Today is overcast on the island of Corfu in Greece. After three weeks of bright blue skies and sun, I am welcoming these clouds with open arms. Even in this paradise, I had started to yearn for the Gulf Coast summer days of voluptuous clouds, and theatrical rainstorms. I’ve been dreaming of the sound of thunder that shakes your house, and that sticky, balmy air that remains even when the streets are full of water.
“The so simple is the best,” my friend Spiros says while sipping on a beer.
This simple pronouncement was due to the amazing day we had had. There is a perfect beach spot, down from Agios Gordios, where now remains a refugee ship that beached there almost two years ago.
When the boat was first discovered, in November 2013, I was staying with Spiros and his family. One morning, from the balcony of his house, we were able to see the mysterious boat. Several weeks later, the story reached Corfu that the ship had come from North Africa and had met another boat out in the Ionian Sea. This transfer was meant to take the people to Italy. However, the port police had intercepted the new boat…this is the entire story that I know.
So, two years later the boat remains. There is not the money or proper equipment to move it. So it stays.
Spiros and I really enjoy this spot because there are very few people, the water is cleaner, and the restaurant Black Rocks is just close enough to walk down to buy some ouzo. There is obviously stress in Greece at the moment, but what I have been reminded every time I visit my Greek friends here on Corfu is that “stress” is unproductive.
Remember this statement from a previous blog?
“Medora, look something, the sun he does not have the crisis. The sea, he does not have the crisis. The tree, the mountain, no crisis.” Then wiping his hands as if brushing off imaginary dirt, “This is so.”
I’ve been thinking so much about this mentality. Yes, people are struggling. Things are hard right now for work, for money. However, then I look at this abandoned ship, that at some point was overflowing with people. Women, children, families. Whatever was happening in their world was so challenging that they risked everything to be taken to a place that is ALSO in crisis. What does that say about their predicament?

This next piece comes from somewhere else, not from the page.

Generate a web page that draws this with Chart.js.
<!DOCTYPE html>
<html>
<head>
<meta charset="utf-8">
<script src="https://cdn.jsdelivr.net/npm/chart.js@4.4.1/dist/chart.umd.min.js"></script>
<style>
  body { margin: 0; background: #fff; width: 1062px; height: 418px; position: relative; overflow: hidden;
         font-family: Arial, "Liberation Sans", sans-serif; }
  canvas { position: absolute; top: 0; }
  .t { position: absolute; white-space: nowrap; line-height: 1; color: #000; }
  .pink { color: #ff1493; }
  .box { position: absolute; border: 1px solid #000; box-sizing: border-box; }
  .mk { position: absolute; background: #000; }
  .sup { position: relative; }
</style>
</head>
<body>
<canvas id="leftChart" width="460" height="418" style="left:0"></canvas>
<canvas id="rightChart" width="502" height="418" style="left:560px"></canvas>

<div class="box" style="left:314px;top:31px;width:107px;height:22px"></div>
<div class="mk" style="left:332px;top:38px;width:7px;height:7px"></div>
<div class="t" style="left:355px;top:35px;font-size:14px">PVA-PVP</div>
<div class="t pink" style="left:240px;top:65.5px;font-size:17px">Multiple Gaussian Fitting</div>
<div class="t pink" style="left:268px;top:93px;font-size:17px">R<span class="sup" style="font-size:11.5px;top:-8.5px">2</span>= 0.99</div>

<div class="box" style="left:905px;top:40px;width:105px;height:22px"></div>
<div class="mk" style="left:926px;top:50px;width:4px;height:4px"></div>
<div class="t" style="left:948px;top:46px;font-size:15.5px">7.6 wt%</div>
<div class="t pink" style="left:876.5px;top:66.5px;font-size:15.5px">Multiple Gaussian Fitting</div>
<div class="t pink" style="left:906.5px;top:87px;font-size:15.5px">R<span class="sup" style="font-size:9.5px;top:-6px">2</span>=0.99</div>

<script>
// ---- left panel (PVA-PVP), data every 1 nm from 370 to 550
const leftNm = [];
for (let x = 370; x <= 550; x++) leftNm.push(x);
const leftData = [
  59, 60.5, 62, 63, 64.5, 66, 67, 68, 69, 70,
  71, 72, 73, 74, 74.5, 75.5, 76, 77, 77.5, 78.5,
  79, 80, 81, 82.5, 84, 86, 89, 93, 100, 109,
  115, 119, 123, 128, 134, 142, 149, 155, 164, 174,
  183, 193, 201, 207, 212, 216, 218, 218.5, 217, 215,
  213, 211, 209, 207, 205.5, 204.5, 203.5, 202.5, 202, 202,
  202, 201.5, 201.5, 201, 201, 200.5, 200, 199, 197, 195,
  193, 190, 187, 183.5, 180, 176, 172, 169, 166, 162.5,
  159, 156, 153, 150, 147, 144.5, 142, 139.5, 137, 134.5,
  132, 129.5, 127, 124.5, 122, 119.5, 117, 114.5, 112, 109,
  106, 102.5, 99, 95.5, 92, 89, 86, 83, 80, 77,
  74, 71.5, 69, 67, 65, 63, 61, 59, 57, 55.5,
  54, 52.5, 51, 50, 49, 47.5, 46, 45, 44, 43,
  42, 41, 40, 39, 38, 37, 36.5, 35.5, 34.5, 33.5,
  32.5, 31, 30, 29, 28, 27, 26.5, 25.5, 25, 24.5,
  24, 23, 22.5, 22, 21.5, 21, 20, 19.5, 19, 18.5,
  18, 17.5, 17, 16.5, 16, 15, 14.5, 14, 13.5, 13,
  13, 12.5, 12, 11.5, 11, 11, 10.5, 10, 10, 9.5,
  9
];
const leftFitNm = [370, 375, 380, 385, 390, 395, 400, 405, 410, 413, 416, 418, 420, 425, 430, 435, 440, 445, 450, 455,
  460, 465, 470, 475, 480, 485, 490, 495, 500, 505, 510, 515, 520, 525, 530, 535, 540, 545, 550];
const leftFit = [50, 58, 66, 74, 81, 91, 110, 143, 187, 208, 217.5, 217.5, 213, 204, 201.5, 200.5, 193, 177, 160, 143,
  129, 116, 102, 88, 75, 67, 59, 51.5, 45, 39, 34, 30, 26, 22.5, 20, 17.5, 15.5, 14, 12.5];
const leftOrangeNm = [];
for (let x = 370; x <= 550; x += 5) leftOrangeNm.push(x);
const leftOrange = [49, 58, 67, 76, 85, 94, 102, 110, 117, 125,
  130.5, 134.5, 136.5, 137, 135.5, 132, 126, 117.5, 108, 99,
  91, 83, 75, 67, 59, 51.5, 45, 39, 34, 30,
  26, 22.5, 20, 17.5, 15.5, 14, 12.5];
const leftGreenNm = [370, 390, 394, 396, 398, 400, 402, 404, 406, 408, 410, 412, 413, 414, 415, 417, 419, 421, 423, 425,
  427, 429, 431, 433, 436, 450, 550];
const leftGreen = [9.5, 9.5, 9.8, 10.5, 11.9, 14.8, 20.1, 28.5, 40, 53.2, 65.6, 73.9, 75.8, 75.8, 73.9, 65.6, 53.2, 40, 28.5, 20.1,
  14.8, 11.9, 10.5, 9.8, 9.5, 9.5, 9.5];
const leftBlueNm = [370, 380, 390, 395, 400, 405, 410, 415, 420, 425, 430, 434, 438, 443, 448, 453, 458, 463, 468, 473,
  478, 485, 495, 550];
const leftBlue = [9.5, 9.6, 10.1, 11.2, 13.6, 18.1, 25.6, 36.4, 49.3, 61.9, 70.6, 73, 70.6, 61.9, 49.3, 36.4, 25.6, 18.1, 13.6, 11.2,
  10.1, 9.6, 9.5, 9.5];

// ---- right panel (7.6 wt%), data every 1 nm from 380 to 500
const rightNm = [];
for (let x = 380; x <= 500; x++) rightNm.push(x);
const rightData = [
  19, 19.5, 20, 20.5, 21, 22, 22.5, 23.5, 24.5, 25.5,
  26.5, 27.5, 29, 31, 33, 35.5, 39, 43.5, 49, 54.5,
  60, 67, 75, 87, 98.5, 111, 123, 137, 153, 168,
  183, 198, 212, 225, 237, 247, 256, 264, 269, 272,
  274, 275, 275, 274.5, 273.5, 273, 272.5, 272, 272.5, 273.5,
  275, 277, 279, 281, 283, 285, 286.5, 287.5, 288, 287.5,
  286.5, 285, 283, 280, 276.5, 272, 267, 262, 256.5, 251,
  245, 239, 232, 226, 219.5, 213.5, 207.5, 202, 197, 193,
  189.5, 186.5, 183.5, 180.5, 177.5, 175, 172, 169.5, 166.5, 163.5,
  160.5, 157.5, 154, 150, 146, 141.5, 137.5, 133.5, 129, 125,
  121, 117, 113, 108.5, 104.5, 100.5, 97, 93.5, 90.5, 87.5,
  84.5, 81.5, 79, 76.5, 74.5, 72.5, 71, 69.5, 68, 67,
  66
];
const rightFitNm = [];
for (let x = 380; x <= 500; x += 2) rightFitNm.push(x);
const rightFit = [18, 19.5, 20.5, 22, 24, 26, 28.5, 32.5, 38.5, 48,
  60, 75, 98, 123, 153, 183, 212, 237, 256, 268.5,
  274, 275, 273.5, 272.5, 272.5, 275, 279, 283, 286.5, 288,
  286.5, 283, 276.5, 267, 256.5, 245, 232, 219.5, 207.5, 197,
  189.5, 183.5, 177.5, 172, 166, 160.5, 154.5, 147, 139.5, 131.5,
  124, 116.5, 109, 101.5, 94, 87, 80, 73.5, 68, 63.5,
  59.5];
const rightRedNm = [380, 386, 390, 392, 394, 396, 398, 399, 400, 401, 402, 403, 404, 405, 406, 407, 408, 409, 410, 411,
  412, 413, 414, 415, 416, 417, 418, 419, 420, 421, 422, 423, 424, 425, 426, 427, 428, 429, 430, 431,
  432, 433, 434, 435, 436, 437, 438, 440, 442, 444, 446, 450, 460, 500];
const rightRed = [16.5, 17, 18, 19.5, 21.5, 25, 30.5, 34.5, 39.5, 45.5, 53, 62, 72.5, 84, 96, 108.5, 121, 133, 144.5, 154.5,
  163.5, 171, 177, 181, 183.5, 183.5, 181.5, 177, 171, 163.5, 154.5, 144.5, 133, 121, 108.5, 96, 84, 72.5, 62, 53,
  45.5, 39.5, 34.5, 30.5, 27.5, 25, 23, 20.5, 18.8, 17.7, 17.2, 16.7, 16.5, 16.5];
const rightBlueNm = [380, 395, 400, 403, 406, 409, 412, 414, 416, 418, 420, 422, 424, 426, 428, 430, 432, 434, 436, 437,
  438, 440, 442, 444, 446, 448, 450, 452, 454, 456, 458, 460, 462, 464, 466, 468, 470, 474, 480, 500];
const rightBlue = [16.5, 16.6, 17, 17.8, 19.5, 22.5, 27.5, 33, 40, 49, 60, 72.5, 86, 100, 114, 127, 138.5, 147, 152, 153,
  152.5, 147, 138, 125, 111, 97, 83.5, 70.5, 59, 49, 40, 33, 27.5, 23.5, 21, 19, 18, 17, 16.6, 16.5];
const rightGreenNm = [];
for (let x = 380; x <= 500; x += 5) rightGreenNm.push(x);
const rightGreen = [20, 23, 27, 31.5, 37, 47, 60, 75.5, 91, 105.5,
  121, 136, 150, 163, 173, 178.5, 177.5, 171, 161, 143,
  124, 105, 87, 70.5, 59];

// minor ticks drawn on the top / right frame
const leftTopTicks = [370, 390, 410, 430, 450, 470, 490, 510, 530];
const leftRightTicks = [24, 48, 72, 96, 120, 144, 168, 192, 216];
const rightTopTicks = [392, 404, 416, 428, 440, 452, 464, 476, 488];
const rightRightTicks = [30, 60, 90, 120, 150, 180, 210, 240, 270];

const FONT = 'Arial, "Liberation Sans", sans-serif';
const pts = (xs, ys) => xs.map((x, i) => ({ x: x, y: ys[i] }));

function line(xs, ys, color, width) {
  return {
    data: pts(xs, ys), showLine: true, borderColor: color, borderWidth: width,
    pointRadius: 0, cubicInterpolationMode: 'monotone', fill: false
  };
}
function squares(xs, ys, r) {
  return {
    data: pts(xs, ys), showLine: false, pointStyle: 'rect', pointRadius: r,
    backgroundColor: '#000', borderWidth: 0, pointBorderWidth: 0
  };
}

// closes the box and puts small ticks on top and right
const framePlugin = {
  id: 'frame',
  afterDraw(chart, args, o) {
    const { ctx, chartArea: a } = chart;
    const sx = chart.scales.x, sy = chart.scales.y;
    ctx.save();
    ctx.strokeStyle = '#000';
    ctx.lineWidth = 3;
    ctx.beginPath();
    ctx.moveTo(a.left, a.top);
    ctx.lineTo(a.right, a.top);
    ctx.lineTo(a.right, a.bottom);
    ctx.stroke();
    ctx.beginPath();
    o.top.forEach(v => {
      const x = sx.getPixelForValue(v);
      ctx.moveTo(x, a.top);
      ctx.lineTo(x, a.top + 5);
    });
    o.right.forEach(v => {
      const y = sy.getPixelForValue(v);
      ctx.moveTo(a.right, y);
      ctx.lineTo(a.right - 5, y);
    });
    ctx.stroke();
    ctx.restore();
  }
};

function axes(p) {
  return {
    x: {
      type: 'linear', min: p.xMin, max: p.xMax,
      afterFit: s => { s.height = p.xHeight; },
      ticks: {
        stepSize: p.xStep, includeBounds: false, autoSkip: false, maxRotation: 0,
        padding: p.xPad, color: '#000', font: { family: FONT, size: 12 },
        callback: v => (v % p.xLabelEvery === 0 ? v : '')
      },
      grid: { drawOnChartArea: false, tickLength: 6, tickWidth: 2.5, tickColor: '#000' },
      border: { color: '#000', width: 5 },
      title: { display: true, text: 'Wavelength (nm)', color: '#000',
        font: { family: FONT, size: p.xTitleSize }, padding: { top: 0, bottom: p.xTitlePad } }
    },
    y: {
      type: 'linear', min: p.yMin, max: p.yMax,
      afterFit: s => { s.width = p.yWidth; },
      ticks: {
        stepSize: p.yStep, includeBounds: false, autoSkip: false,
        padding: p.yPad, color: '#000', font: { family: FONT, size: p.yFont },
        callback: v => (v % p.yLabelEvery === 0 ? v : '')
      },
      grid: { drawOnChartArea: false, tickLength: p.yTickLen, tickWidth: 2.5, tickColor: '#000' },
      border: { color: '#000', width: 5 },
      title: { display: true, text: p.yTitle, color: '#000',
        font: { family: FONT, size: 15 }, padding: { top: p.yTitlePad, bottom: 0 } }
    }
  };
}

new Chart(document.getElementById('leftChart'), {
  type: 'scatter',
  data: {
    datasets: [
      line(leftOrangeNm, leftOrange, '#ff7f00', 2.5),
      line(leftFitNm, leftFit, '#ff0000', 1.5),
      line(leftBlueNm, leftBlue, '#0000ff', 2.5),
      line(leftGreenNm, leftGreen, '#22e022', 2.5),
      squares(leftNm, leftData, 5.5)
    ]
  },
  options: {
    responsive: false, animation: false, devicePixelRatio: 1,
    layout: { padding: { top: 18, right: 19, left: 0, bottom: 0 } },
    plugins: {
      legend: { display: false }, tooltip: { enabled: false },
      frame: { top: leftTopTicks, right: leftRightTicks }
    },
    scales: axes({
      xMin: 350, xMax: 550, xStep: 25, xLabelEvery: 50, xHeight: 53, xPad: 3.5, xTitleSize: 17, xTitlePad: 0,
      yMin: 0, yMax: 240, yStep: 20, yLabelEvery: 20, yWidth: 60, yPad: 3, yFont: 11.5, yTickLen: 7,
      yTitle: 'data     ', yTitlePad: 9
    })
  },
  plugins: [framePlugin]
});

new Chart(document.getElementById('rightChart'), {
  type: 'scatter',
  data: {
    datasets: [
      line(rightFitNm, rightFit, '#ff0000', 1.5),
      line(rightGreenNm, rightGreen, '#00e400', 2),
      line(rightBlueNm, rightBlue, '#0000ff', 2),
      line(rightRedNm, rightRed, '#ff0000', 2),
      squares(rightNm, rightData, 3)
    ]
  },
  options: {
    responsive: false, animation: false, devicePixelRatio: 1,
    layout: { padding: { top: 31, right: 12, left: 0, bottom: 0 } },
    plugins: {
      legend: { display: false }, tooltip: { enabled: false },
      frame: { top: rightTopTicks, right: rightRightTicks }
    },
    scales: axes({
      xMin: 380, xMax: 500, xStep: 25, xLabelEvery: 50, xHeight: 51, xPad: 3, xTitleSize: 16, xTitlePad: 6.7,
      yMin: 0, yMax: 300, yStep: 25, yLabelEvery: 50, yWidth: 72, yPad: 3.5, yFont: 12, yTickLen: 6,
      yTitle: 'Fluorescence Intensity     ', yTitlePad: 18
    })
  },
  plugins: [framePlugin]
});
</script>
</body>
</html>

The contradictions I’ve been experiencing in how to follow The Greek Program (the sun, the sea, don’t worry, be happy), with the image of the wrecked ship that at one time held hope and a possible solution for so many desperate human beings and now constitutes an in-my-face emblem of the pains of the world outside of this island, have been very perplexing and exhausting.
Spiros, as always, is right; the simple is the best. Instead of feeling powerless, lazy, not living up to my full potential, and not taking full advantage of my birth right, my education, my finances….I have to give into some naïve faith. I have to appreciate all the small things, those very things people were willing to get on a boat to try to find, that sustain the Greek people during this time of crisis, and in the end are what are not just essential for survival but what make our lives truly rich and meaningful.
So, for now, I am surrounded by amazing people, old friends, my family, and I want to allow myself to enjoy the so simple.
One response to “The “So Simple””
I love this post. It made me think of this: “Look at the birds of the air, they neither sow nor reap, now gather into barns yet the heavenly Father feeds them. Are you not more valuable than they? Matthew 6:26.